If organisms can live on our planet without oxygen and in the total darkness you would find at the bottom of the Mediterranean, what makes us think organisms can’t exist elsewhere, perhaps in even seemingly hostile environments?
Also worthy of consideration are factors of age. Many scientists believe that the universe is infinite. The question is asked “if the universe is finite, what would be on the other side?” So let’s say the universe is infinite. Might it not follow that it has existed infinitely? Maybe, yes, maybe, no. Whatever your belief on that question it goes without saying that there are many planets that may actually be older than the Earth, ie. existed before our planet did.
As such, these planets have had greater life spans and time to evolve into habitats that would sustain life
To sidetrack a little but keeping the subject at hand in mind, I have often heard people ask “what would it take to bring peace on Earth and solidarity amongst all its peoples?” I always answer this question in the same manner.

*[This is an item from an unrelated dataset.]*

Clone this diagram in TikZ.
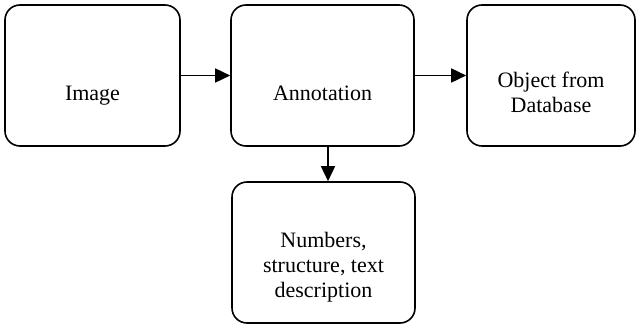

One, if God were to appear in the sky and warn us to change our ways, peace on Earth is a distinct possibility. The other is if beings from other worlds possessing the capability of annihilating our planet were to threaten such an action, the Earth’s varied peoples may finally put aside their differences and work together against an enemy greater than one another. A sobering thought in one way but one that could finally bring out the goodness in all of us.